La question des inégalités est très complexe et le manque d’emplois y contribue très largement. L’économie a donc besoin de réformes qui stimuleront la création d’emplois. Ces réformes doivent faciliter la concurrence dans la production de biens et de services afin que des entreprises s’installent et investissent en plus grand nombre dans le pays ; insuffler une plus grande souplesse au droit du travail pour qu’une plus grande partie de la population participe à la vie active ; et améliorer le climat des affaires afin d’attirer les investisseurs.
Mais on constate également en Afrique du Sud que les entreprises créatrices d’emplois éprouvent des difficultés à trouver des travailleurs répondant à leurs attentes, et que les demandeurs d’emploi ont du mal à trouver un poste correspondant à leur faible niveau de qualification. Ceci s’explique par l’inadéquation des compétences observée dans le pays. Il est dès lors essentiel d’investir dans la qualité de l’éducation si l’on veut lutter contre le chômage et les inégalités.
Enfin, s’il est vrai que l’Afrique du Sud dispose de programmes bien ciblés pour transférer des ressources en faveur des catégories les plus vulnérables de la société, il est nécessaire d’améliorer le mécanisme d’acheminement de ces subventions pour veiller à donner plus de moyens aux personnes pauvres.
Le rapport indique que l’État a effectivement accru progressivement ses dépenses dans des domaines tels que l’éducation, mais sans grands résultats. Selon le rapport, la qualité des services figure parmi les pires de la région, surtout en matière d’éducation. Pourquoi cette augmentation des dépenses n’a-t-elle pas été efficace ?
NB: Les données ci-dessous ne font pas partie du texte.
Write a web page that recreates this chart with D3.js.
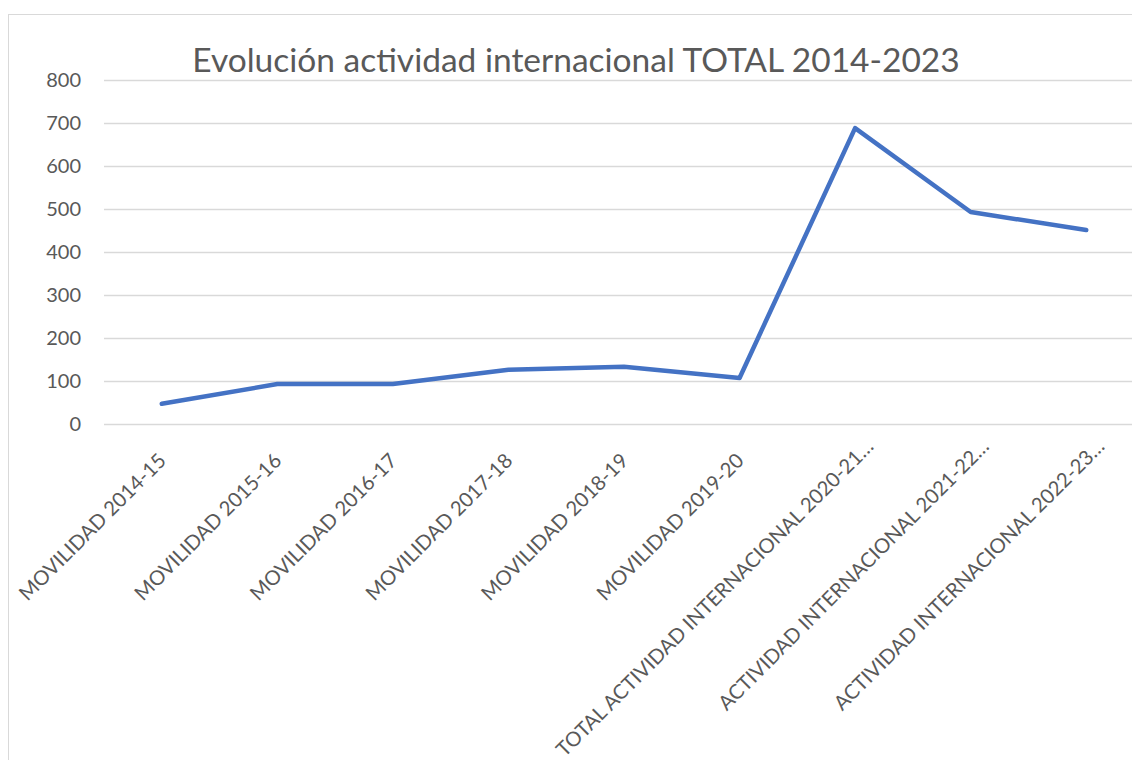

Les dépenses publiques n’ont pas donné de résultats dans certains domaines pour la simple raison que ces fonds n’ont pas été utilisés de manière efficiente. Ainsi, dans l’éducation nationale, les salaires et les avantages octroyés aux enseignants ont considérablement augmenté, mais ces augmentations sont souvent le fruit de négociations avec des syndicats puissants, et ne reflètent pas nécessairement les compétences des enseignants. Une partie non négligeable des enseignants ne sont pas bien préparés à leur métier, ce qui constitue un problème pour la qualité de l’éducation.
Autre problème, les fonds ne sont pas répartis équitablement. Les écoles publiques des villes reçoivent davantage de moyens par élève que celles des zones rurales. Dans les régions à faible revenu du pays, même si les élèves n’ont pas de frais de scolarité à payer, les transports restent très coûteux, ce qui entraîne une augmentation du taux d’abandon.
Voilà pourquoi, malgré des dépenses accrues, l’Afrique du Sud obtient de très mauvais résultats dans les enquêtes internationales sur le degré d’instruction. C’est regrettable. Les statistiques indiquent qu’environ la moitié des étudiants sud-africains quittent l’école avant d’avoir terminé leurs études secondaires, et que moins de 5 % des élèves qui commencent l’école primaire finissent par obtenir un diplôme universitaire. Dans un pays tel que l’Afrique du Sud, qui présente un certain degré de sophistication dans de nombreux secteurs, en particulier le secteur financier, cette situation doit changer.
Le secteur financier est intéressant en Afrique du Sud sur le plan technologique. Les technologies jouent un rôle de plus en plus important dans la fourniture de services à des catégories de population généralement laissées pour compte. Où en est l’Afrique du Sud en matière de prestation de services en ligne, et quelles pourraient en être les conséquences pour le niveau de vie et l’économie dans les prochaines années ?
Oui, l’Afrique du Sud est à la pointe de la révolution numérique en Afrique. Ceci profite aux banques et permet à une plus grande partie de la population d’accéder aux services financiers, grâce à des progrès technologiques tels que la banque en ligne. En outre, la banque centrale s’est dotée d’une unité spécialisée dans les technologies financières, qui teste un projet pilote de compensation et de règlement des transactions interbancaires s’appuyant sur la technologie des registres distribués ; cette unité fait figure de modèle sur le continent africain.
La technologie permet une autre évolution intéressante : le lien entre numérisation et gouvernance. Par exemple, l’administration encourage aujourd’hui le paiement des impôts par voie électronique, l’évasion fiscale étant devenue un enjeu primordial en Afrique du Sud. Les déclarations en douane ont également été informatisées, et un nouveau système automatisé de gestion des marchés publics recueille des données sur les bénéficiaires de ces marchés, une mesure très positive pour améliorer la gouvernance dans le pays. Ce système est également plus inclusif : les PME sont beaucoup plus nombreuses à répondre aux appels d’offres et à décrocher des marchés.
Cela dit, je pense que le recours à la technologie est encore loin d’avoir produit tous ses effets en Afrique du Sud, compte tenu du potentiel de l’économie. Par exemple, l’accès Internet reste coûteux et de mauvaise qualité, car les concurrents sont très peu nombreux. Les services du FMI recommandent de renforcer la concurrence dans tous les secteurs afin qu’un plus grand nombre de sociétés privées, sud-africaines ou étrangères, puissent investir et se livrer à la concurrence dans la prestation de services — pas seulement pour les télécommunications, mais également dans les secteurs de l’énergie, des transports, etc.